I Need to Lay Off an Employee: How Do I Do It Legally?
Business conditions have changed. Revenue is down, a project ended, or you are restructuring. Whatever the reason, you need to reduce headcount and you want to do it properly. A layoff is different from a termination for cause. The process, the messaging, and some of the legal requirements are different too.
Here is what you need to know.
Layoff vs. Termination for Cause: Key Differences
A termination for cause happens because of employee performance or conduct. A layoff happens because of a business decision: the elimination of a role, a reduction in force, or a business closure. The distinction matters because:
• Layoffs generally do not involve progressive discipline documentation. The reason is business need, not performance.
• Laid off employees typically qualify for unemployment insurance
• The messaging in a layoff meeting is different. You are not telling someone they failed, you are telling them their role is being eliminated.

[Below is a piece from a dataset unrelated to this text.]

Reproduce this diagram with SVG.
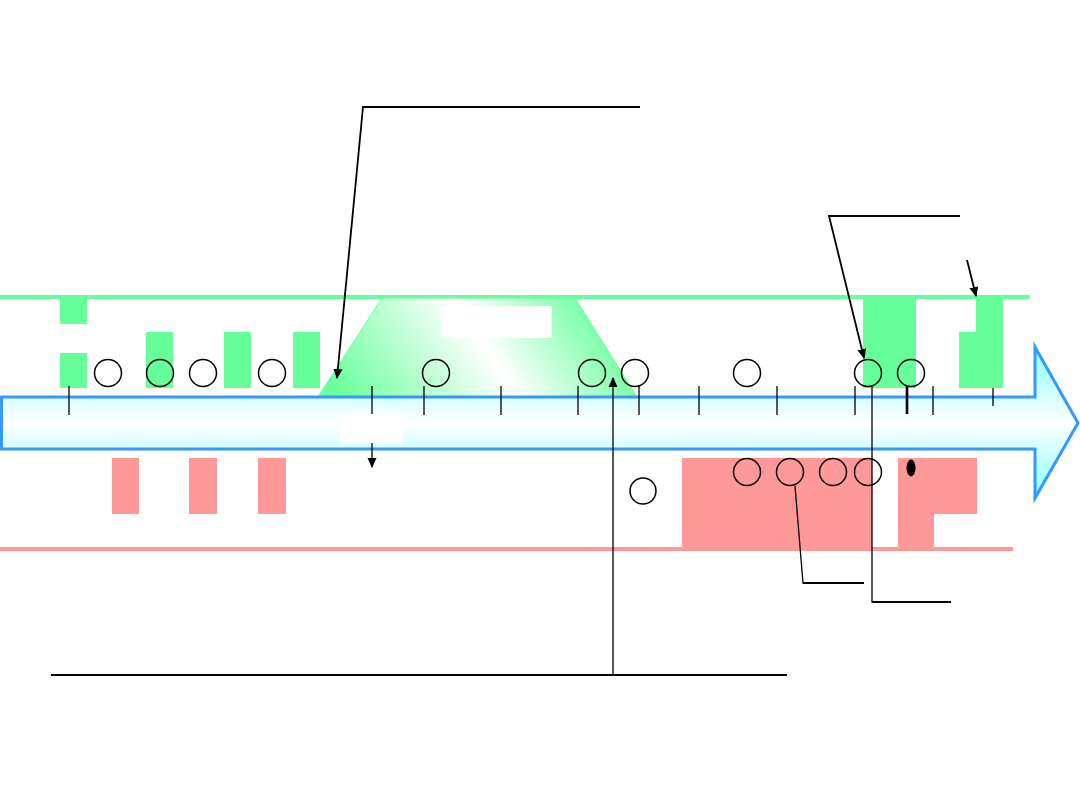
<svg xmlns="http://www.w3.org/2000/svg" width="1080" height="810" viewBox="0 0 1080 810">
<style>
.g{fill:#66ff99}
.p{fill:#ff9999}
.c{fill:none;stroke:#000;stroke-width:1.5}
.t{stroke:#000;stroke-width:1.3}
.ln{fill:none;stroke:#000;stroke-width:1.8}
.lb{fill:#fff}
</style>
<defs>
<marker id="ah" markerWidth="10" markerHeight="10" refX="9" refY="5" orient="auto" markerUnits="userSpaceOnUse">
<path d="M0,0.5 L10,5 L0,9.5 Z" fill="#000"/>
</marker>
<linearGradient id="ag" x1="0" y1="0" x2="0" y2="1">
<stop offset="0" stop-color="#88ffff"/>
<stop offset="0.5" stop-color="#ffffff"/>
<stop offset="1" stop-color="#88ffff"/>
</linearGradient>
<linearGradient id="tg" gradientUnits="userSpaceOnUse" x1="346" y1="439" x2="578" y2="284">
<stop offset="0.05" stop-color="#66ff99"/>
<stop offset="0.6" stop-color="#ffffff"/>
<stop offset="1" stop-color="#70ffa0"/>
</linearGradient>
</defs>
<rect width="1080" height="810" fill="#fff"/>
<g id="bands">
<line x1="0" y1="297" x2="1030" y2="297" stroke="#66ff99" stroke-width="4"/>
<line x1="0" y1="549" x2="1013" y2="549" stroke="#ff9999" stroke-width="4"/>
</g>
<g id="window">
<path d="M382,298 L575,298 L637,397 L318,397 Z" fill="url(#tg)" stroke="#66ff99" stroke-width="1"/>
<rect class="lb" x="441" y="306" width="111" height="32"/>
</g>
<g id="green-bars">
<rect class="g" x="60" y="298" width="27" height="26"/>
<rect class="g" x="60" y="353" width="27" height="35"/>
<rect class="g" x="146" y="332" width="27" height="56"/>
<rect class="g" x="224" y="332" width="27" height="56"/>
<rect class="g" x="293" y="332" width="27" height="56"/>
<rect class="g" x="863" y="298" width="53" height="90"/>
<path class="g" d="M976,298 H1003 V388 H959 V332 H976 Z"/>
</g>
<g id="red-bars">
<rect class="p" x="112" y="458" width="27" height="56"/>
<rect class="p" x="189" y="458" width="28" height="56"/>
<rect class="p" x="258" y="458" width="28" height="56"/>
<rect class="p" x="682" y="458" width="190" height="91"/>
<path class="p" d="M898,458 H977 V514 H934 V549 H898 Z"/>
</g>
<g id="timeline">
<path d="M1.5,397 H1035 V347 L1078,423 L1035,498 V449 H1.5 Z" fill="url(#ag)" stroke="#3399ff" stroke-width="3" stroke-linejoin="miter"/>
</g>
<g id="ticks">
<line class="t" x1="69" y1="386" x2="69" y2="415"/>
<line class="t" x1="424" y1="386" x2="424" y2="415"/>
<line class="t" x1="501" y1="386" x2="501" y2="415"/>
<line class="t" x1="578" y1="386" x2="578" y2="415"/>
<line class="t" x1="639" y1="386" x2="639" y2="415"/>
<line class="t" x1="699" y1="386" x2="699" y2="415"/>
<line class="t" x1="777" y1="386" x2="777" y2="415"/>
<line class="t" x1="855" y1="386" x2="855" y2="415"/>
<line x1="907" y1="386" x2="907" y2="414" stroke="#000" stroke-width="2.6"/>
<line class="t" x1="933" y1="386" x2="933" y2="415"/>
<line class="t" x1="993" y1="388" x2="993" y2="406"/>
</g>
<g id="top-events">
<circle class="c" cx="108" cy="373" r="13.5"/>
<circle class="c" cx="160" cy="373" r="13.5"/>
<circle class="c" cx="203" cy="373" r="13.5"/>
<circle class="c" cx="272" cy="373" r="13.5"/>
<circle class="c" cx="436" cy="373" r="13.5"/>
<circle class="c" cx="592" cy="373" r="13.5"/>
<circle class="c" cx="635" cy="373" r="13.5"/>
<circle class="c" cx="747" cy="373" r="13.5"/>
<circle class="c" cx="868" cy="373" r="13.5"/>
<circle class="c" cx="911" cy="373" r="13.5"/>
</g>
<g id="bottom-events">
<circle class="c" cx="643" cy="491" r="13"/>
<circle class="c" cx="747" cy="472" r="13.5"/>
<circle class="c" cx="790" cy="472" r="13.5"/>
<circle class="c" cx="833" cy="472" r="13.5"/>
<circle class="c" cx="868" cy="472" r="13.5"/>
<ellipse cx="911" cy="468" rx="4.5" ry="8.5" fill="#000"/>
</g>
<g id="connectors">
<line class="t" x1="372" y1="386" x2="372" y2="467" marker-end="url(#ah)"/>
<rect class="lb" x="340" y="414" width="63" height="29"/>
<polyline class="ln" points="640,107 363,107 337,378" marker-end="url(#ah)"/>
<polyline class="ln" points="960,216 829,216 864,358" marker-end="url(#ah)"/>
<line class="ln" x1="967" y1="260" x2="976" y2="296" marker-end="url(#ah)"/>
<line class="ln" x1="51" y1="675" x2="787" y2="675" stroke-width="2.2"/>
<line class="t" x1="613" y1="675" x2="613" y2="378" marker-end="url(#ah)"/>
<polyline class="t" points="872,386 872,602 951,602" style="fill:none"/>
<line x1="872" y1="602" x2="951" y2="602" stroke="#000" stroke-width="2"/>
<polyline class="t" points="795,486 803,583 864,583" style="fill:none"/>
<line x1="803" y1="583" x2="864" y2="583" stroke="#000" stroke-width="2"/>
</g>
</svg>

• Severance is more commonly offered in layoffs than in terminations for cause
WARN Act: Does It Apply to You?
The federal Worker Adjustment and Retraining Notification (WARN) Act requires employers with 100 or more employees to provide 60 days advance written notice of mass layoffs or plant closings. If you have fewer than 100 employees, the federal WARN Act does not apply to you.
However, many states have their own mini-WARN Acts with lower thresholds. For example, California’s WARN Act applies to employers with 75 or more employees. New York’s applies to 50 or more. Check your state’s law before proceeding with any significant reduction in force.
Selection Criteria Must Be Legally Defensible
How you decide who to lay off matters as much as the decision to reduce headcount. The criteria you use must be legitimate, documented, and applied consistently. Common legitimate criteria include: elimination of a specific role or function, last in/first out (LIFO) by seniority, performance ratings, and skills needed for the post-layoff organization.
Before finalizing your selection, conduct an adverse impact analysis: do the employees selected for layoff disproportionately fall into a protected class (older workers, women, employees of a particular race or national origin)? Disproportionate impact on a protected group does not automatically mean your layoff is illegal, but it creates significant risk that requires careful documentation of legitimate, non-discriminatory reasons.
OWBPA Note: If you are laying off employees age 40 or older and offering severance in exchange for a release of claims, the Older Workers Benefit Protection Act (OWBPA) requires specific disclosures, a 21-day consideration period, and a 7-day revocation period. Non-compliance makes the release unenforceable. Consult an employment attorney before offering severance to employees 40+ as part of a RIF.
For a broader look at the compliance foundations that protect small businesses from employment claims, see HR Policies Every Small Business Needs.
The Layoff Meeting
The meeting itself should be brief, direct, and compassionate. Have HR present. State clearly that the position is being eliminated due to a business decision, and is not a reflection of the employee’s performance. Provide the termination letter, final pay information, COBRA information, and any severance agreement.
Give the employee time to process and ask logistical questions. Do not attempt to explain or defend every business decision that led to this point. Keep the focus on what the employee needs to know to move forward.
Final Pay and Benefits
Final pay must be issued in accordance with your state’s requirements, and many states require immediate payment upon layoff. COBRA election notices must go out within 14 days of the qualifying event. Any agreed severance should be paid on the schedule specified in the agreement.
Communicate to the Remaining Team
After the layoff, communicate to your remaining employees promptly and honestly. You do not owe them a detailed explanation, but you do owe them clarity about the business situation, their own job security to the extent you can provide it, and the path forward. Uncertainty is more damaging to morale than difficult news delivered with honesty and dignity for the individual(s) impacted.